I welcome you to my review of MAX31343 Shield. My review is split to multiple chapters linked in following table of contents. Main page of review (marked with yellow star in table of contents below this text) contains summary, final score, and description of all chapters. Most important chapters of review begin with “Review” in name and contains detailed description of thing under review. There are chapters reviewing RTC chip, evaluation shield, bundled PICO board and its MCU. There are also described projects which I have done for evaluating this shield and finally there one tutorial showing how to easily use roadtested shield with Arduino. In this part I will describe my Library for MAX31343 chip which I have made for gaining experiences with MAX31343 RTC chip and discovering its details.
Review Table of Contents
- Introduction, Overview of Table of Contents, Summary and Score
- Review of RTC Chip
- Review of Evaluation Shield
- Review of MAX32625 MCU and PICO Board
- Tutorial: Using Shield with Arduino
- Project 1: Platform Independent Library (this article)
- Project 2: Time Syncing over BLE
- Project 3: Linux Driver
Platform Independent MAX31343 Library
As part of review I have created my own library for MAX31343 chip. While Maxim provide official Arduino library this may looks like waste of time, but I had reasons for doing this. At first, I want to discover how RTC chip works and learn all its details for review purposes. Second reason is that I rarely use Arduino in my projects. Instead of Arduino I frequently use some more advanced microcontrollers. Porting Arduino libraries are quite complicated to platform without any Wire class. Lastly, I usually write my firmwares in C instead of C++. Maxim’s library also rely (you can eliminate this, but with global statically allocated object it did not worked to me most probably because of passing uninitialized Wire object) on dynamic memory allocations (which are common in C++ programs) but can cause hardly predictable runtime errors in case of memory fragmentation and memory allocation failure. This issue may become significant on chips with low amount of memory in comparison to programs running on computer with gigabytes of memory. So, I decided to write my own library.
I designed my library complexly and allow users to access all features of chip including reading current configuration from chip. Maxim’s library for example do not enable you to check if trickle charger is enabled. You can enable, disable, and configure it but library has no method to read current status and configuration. You usually do not need these methods, but I included and implemented them in my library.
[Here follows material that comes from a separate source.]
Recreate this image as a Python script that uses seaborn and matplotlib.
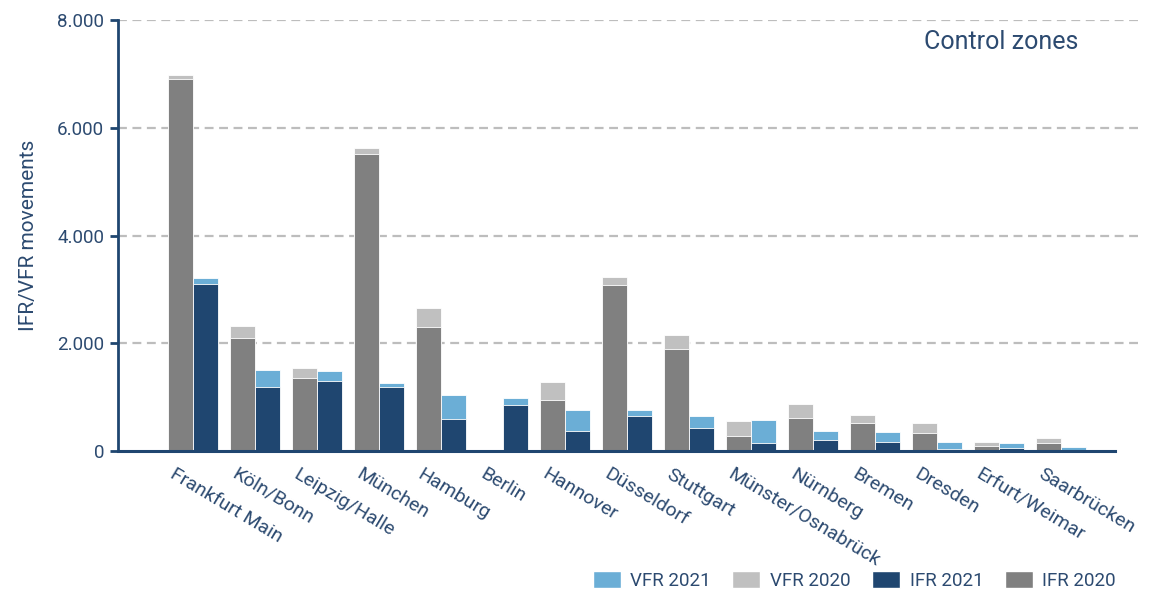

Second design concept which I use in all my libraries is platform independency. As I mentioned above in this part, I use multiple MCUs and I need frequently port some code to another platform. My library is separated to two sources files (and related header files). One of them contains library logic but has no bindings to any platform and second file is platform specific file which in case of this library, contains platform specific logic for controlling I2C bus and configuring interrupt line. It has no binding to any MAX31343 related logic. I (or you) can migrate my library to new platform just by reimplementing platform specific file. Platform specific logic is just 5 functions which initialize I2C driver, uninitialize it, 2 functions for issuing read and write transaction to the chip and finally function used for configuring external interrupt on interrupt line. Implementation of I2C driver uninitialization function and function configuring interrupt line are optional in case when there is no need to uninitialize I2C driver (in case when library is initialized at beginning and never uninitialized) and when interrupt support is not needed.
Source codes
Library is available at Github. Source codes consist of library, platform specific ports and examples. Not all examples are implemented yet and all examples are not ported to all platforms because making all of them is very time consuming. Currently library is ported to STM32 platform (default pinout matches NUCLEO-L552ZE-Q board and PSoC 62 platform (default pinout and project configuration matches previously RoadTested Cypress PSoC 62S2 Wi-Fi & BT5.0 Pioneer Dev Kit (CY8CKIT-062S2-43012). In the future I plan to port library to other platforms which I use. I plan support AVR and also MAX32625 MCU which is part of bundled PICO board.
Use cases
Except examples as part of Github project I used my library in second project (Time Syncing over BLE) and I also used it to experiment with shield and chip. For example, testing project which checks that chip correctly handles end of February in leap years is based on this library. Project is downloadable at the end of Review of RTC Chip chapter.
Download
You can download latest version of library from release page at Github. You need to expand Assets section and select which platform variant you want to download. Alternatively, you can clone whole repository.